Or, more realistically, your iPhone; maybe size doesn't matter after all:
As Hollywood shrinks its films and television shows for the small screens of cellphones, its assumptions about mobile viewing are being upended by surprisingly patient consumers.So far, mobile viewing revenues are far less than those of TV, movies, and videogames. Most content is streamed for free from sites like Hulu.com. But that looks to be short-lived. Look for more subscriber services such as Flo TV or Bitbop, which charge a monthly flat fee of @$10/month, in the future.
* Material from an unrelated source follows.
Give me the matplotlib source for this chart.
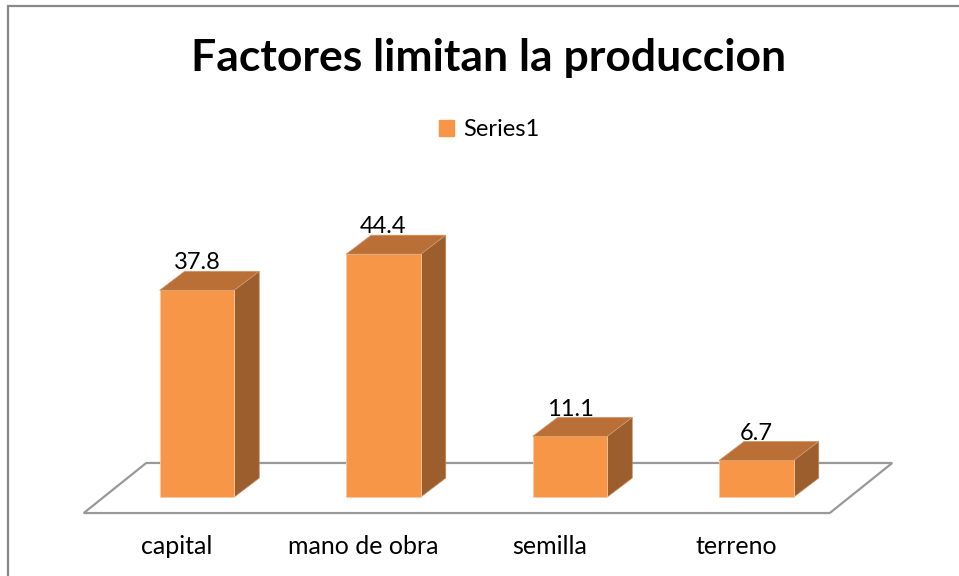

“We all thought they’d be watching video clips in the checkout line or between classes,” said Vivi Zigler, the president for digital entertainment at NBC Universal, summing up the industry’s conventional wisdom. But owners of iPhones and other smartphones are actually watching long episodes and sometimes complete films, so a growing number of media companies are vying for people’s mobile attention spans.
What amazes me, though, is that people have time to watch a full-length episode of "The Office" while on the go (hopefully not while driving). How does this work? Do that many people take long bus rides? Have to wait at the doctor's office for half an hour or more? Just plunk down on a public bench to watch some TV?
1 comments:
In a way this is not surprising, after we spent years trying for the highest quality of audio, the MP3 came along and kicked the record businesses, not to mention home audio businesses, ass with quality that was "good enough".
The assumption about video seems to be that everybody wants the best possible quality. Being pretty old school in terms of video quality I cant bear to watch an entire episode of anything much longer than a music video on a tiny screen full of compression artifacts. Cant get through a full episode of Hawaii 5-0 on Hulu, it looks like crap to me. Cant make out the detail in Jack Lord's hair.
However the reality is that the current generation just doesn't seem to care, or perhaps more accurately is under some circumstances willing to trade off quality for portability.
Me Im sticking to my BluRay and big ol' LCD screen.